**Stated problem**
Copy out the listing that follows, exact in every word, and skip the images.

**Dataset content**
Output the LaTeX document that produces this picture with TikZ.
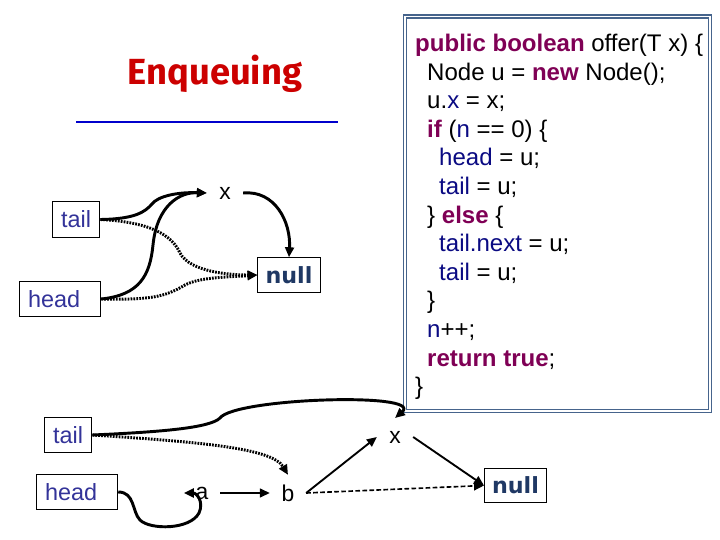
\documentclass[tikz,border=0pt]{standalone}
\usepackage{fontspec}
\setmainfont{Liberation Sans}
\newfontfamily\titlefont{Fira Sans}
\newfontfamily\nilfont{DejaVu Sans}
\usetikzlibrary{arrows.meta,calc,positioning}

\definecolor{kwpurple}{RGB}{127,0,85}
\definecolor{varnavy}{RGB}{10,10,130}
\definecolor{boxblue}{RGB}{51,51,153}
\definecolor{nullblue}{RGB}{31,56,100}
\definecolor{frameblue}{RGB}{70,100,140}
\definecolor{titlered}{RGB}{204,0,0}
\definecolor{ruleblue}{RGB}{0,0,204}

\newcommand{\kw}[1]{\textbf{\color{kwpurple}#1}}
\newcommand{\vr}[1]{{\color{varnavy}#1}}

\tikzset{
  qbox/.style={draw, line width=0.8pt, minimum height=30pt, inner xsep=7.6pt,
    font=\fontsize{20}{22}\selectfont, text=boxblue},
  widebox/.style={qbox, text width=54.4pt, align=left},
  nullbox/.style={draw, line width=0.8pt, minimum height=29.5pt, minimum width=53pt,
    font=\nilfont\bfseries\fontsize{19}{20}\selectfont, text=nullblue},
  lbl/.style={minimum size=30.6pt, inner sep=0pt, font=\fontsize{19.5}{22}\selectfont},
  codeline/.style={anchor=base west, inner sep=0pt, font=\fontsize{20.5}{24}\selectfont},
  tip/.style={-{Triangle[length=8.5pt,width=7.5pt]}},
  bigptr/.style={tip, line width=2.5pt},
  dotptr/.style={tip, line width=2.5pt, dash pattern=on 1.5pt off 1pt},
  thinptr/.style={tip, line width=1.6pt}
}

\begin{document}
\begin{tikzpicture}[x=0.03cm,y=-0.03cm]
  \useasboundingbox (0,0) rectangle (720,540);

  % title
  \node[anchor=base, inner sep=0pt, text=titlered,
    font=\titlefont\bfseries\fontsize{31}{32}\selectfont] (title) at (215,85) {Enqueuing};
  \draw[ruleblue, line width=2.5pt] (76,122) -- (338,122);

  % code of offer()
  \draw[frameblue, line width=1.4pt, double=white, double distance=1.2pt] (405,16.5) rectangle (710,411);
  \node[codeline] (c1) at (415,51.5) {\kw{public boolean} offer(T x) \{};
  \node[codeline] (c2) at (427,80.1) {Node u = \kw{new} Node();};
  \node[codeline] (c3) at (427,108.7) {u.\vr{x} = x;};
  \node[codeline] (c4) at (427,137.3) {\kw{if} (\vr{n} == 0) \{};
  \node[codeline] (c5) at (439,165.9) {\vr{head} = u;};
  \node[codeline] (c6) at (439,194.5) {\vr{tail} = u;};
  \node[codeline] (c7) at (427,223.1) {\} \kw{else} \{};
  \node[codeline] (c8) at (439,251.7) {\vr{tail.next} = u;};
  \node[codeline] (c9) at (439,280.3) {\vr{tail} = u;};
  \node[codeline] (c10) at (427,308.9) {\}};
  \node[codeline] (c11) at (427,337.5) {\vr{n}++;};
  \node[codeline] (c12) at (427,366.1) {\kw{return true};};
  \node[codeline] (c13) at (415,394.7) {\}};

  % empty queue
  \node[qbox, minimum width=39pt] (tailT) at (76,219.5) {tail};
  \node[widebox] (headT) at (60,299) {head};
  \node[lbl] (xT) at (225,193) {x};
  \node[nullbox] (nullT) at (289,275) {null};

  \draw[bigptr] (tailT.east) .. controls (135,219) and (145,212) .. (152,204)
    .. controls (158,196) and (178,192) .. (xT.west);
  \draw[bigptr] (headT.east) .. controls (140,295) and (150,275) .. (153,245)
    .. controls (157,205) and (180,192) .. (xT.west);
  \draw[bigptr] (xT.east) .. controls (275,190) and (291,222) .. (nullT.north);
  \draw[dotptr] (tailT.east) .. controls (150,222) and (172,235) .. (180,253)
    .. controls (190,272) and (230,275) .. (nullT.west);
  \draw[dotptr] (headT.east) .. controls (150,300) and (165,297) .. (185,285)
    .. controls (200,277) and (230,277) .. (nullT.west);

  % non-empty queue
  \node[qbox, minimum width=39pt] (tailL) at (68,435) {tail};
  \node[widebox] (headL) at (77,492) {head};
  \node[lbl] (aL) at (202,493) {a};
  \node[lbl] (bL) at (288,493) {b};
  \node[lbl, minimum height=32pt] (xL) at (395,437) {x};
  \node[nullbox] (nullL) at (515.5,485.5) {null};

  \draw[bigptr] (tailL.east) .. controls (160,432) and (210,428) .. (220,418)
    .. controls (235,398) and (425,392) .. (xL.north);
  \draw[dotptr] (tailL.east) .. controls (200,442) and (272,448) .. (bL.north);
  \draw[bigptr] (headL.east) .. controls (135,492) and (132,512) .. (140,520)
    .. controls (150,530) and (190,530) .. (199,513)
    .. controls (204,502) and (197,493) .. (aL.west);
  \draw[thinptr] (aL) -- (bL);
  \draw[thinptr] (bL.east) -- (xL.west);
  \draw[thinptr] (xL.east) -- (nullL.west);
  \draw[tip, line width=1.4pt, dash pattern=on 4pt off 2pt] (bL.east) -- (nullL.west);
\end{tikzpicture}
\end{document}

**Task response**
Output the LaTeX document that produces this picture with TikZ.
\documentclass[tikz,border=0pt]{standalone}
\usepackage{fontspec}
\setmainfont{Liberation Sans}
\newfontfamily\titlefont{Fira Sans}
\newfontfamily\nilfont{DejaVu Sans}
\usetikzlibrary{arrows.meta,calc,positioning}

\definecolor{kwpurple}{RGB}{127,0,85}
\definecolor{varnavy}{RGB}{10,10,130}
\definecolor{boxblue}{RGB}{51,51,153}
\definecolor{nullblue}{RGB}{31,56,100}
\definecolor{frameblue}{RGB}{70,100,140}
\definecolor{titlered}{RGB}{204,0,0}
\definecolor{ruleblue}{RGB}{0,0,204}

\newcommand{\kw}[1]{\textbf{\color{kwpurple}#1}}
\newcommand{\vr}[1]{{\color{varnavy}#1}}

\tikzset{
  qbox/.style={draw, line width=0.8pt, minimum height=30pt, inner xsep=7.6pt,
    font=\fontsize{20}{22}\selectfont, text=boxblue},
  widebox/.style={qbox, text width=54.4pt, align=left},
  nullbox/.style={draw, line width=0.8pt, minimum height=29.5pt, minimum width=53pt,
    font=\nilfont\bfseries\fontsize{19}{20}\selectfont, text=nullblue},
  lbl/.style={minimum size=30.6pt, inner sep=0pt, font=\fontsize{19.5}{22}\selectfont},
  codeline/.style={anchor=base west, inner sep=0pt, font=\fontsize{20.5}{24}\selectfont},
  tip/.style={-{Triangle[length=8.5pt,width=7.5pt]}},
  bigptr/.style={tip, line width=2.5pt},
  dotptr/.style={tip, line width=2.5pt, dash pattern=on 1.5pt off 1pt},
  thinptr/.style={tip, line width=1.6pt}
}

\begin{document}
\begin{tikzpicture}[x=0.03cm,y=-0.03cm]
  \useasboundingbox (0,0) rectangle (720,540);

  % title
  \node[anchor=base, inner sep=0pt, text=titlered,
    font=\titlefont\bfseries\fontsize{31}{32}\selectfont] (title) at (215,85) {Enqueuing};
  \draw[ruleblue, line width=2.5pt] (76,122) -- (338,122);

  % code of offer()
  \draw[frameblue, line width=1.4pt, double=white, double distance=1.2pt] (405,16.5) rectangle (710,411);
  \node[codeline] (c1) at (415,51.5) {\kw{public boolean} offer(T x) \{};
  \node[codeline] (c2) at (427,80.1) {Node u = \kw{new} Node();};
  \node[codeline] (c3) at (427,108.7) {u.\vr{x} = x;};
  \node[codeline] (c4) at (427,137.3) {\kw{if} (\vr{n} == 0) \{};
  \node[codeline] (c5) at (439,165.9) {\vr{head} = u;};
  \node[codeline] (c6) at (439,194.5) {\vr{tail} = u;};
  \node[codeline] (c7) at (427,223.1) {\} \kw{else} \{};
  \node[codeline] (c8) at (439,251.7) {\vr{tail.next} = u;};
  \node[codeline] (c9) at (439,280.3) {\vr{tail} = u;};
  \node[codeline] (c10) at (427,308.9) {\}};
  \node[codeline] (c11) at (427,337.5) {\vr{n}++;};
  \node[codeline] (c12) at (427,366.1) {\kw{return true};};
  \node[codeline] (c13) at (415,394.7) {\}};

  % empty queue
  \node[qbox, minimum width=39pt] (tailT) at (76,219.5) {tail};
  \node[widebox] (headT) at (60,299) {head};
  \node[lbl] (xT) at (225,193) {x};
  \node[nullbox] (nullT) at (289,275) {null};

  \draw[bigptr] (tailT.east) .. controls (135,219) and (145,212) .. (152,204)
    .. controls (158,196) and (178,192) .. (xT.west);
  \draw[bigptr] (headT.east) .. controls (140,295) and (150,275) .. (153,245)
    .. controls (157,205) and (180,192) .. (xT.west);
  \draw[bigptr] (xT.east) .. controls (275,190) and (291,222) .. (nullT.north);
  \draw[dotptr] (tailT.east) .. controls (150,222) and (172,235) .. (180,253)
    .. controls (190,272) and (230,275) .. (nullT.west);
  \draw[dotptr] (headT.east) .. controls (150,300) and (165,297) .. (185,285)
    .. controls (200,277) and (230,277) .. (nullT.west);

  % non-empty queue
  \node[qbox, minimum width=39pt] (tailL) at (68,435) {tail};
  \node[widebox] (headL) at (77,492) {head};
  \node[lbl] (aL) at (202,493) {a};
  \node[lbl] (bL) at (288,493) {b};
  \node[lbl, minimum height=32pt] (xL) at (395,437) {x};
  \node[nullbox] (nullL) at (515.5,485.5) {null};

  \draw[bigptr] (tailL.east) .. controls (160,432) and (210,428) .. (220,418)
    .. controls (235,398) and (425,392) .. (xL.north);
  \draw[dotptr] (tailL.east) .. controls (200,442) and (272,448) .. (bL.north);
  \draw[bigptr] (headL.east) .. controls (135,492) and (132,512) .. (140,520)
    .. controls (150,530) and (190,530) .. (199,513)
    .. controls (204,502) and (197,493) .. (aL.west);
  \draw[thinptr] (aL) -- (bL);
  \draw[thinptr] (bL.east) -- (xL.west);
  \draw[thinptr] (xL.east) -- (nullL.west);
  \draw[tip, line width=1.4pt, dash pattern=on 4pt off 2pt] (bL.east) -- (nullL.west);
\end{tikzpicture}
\end{document}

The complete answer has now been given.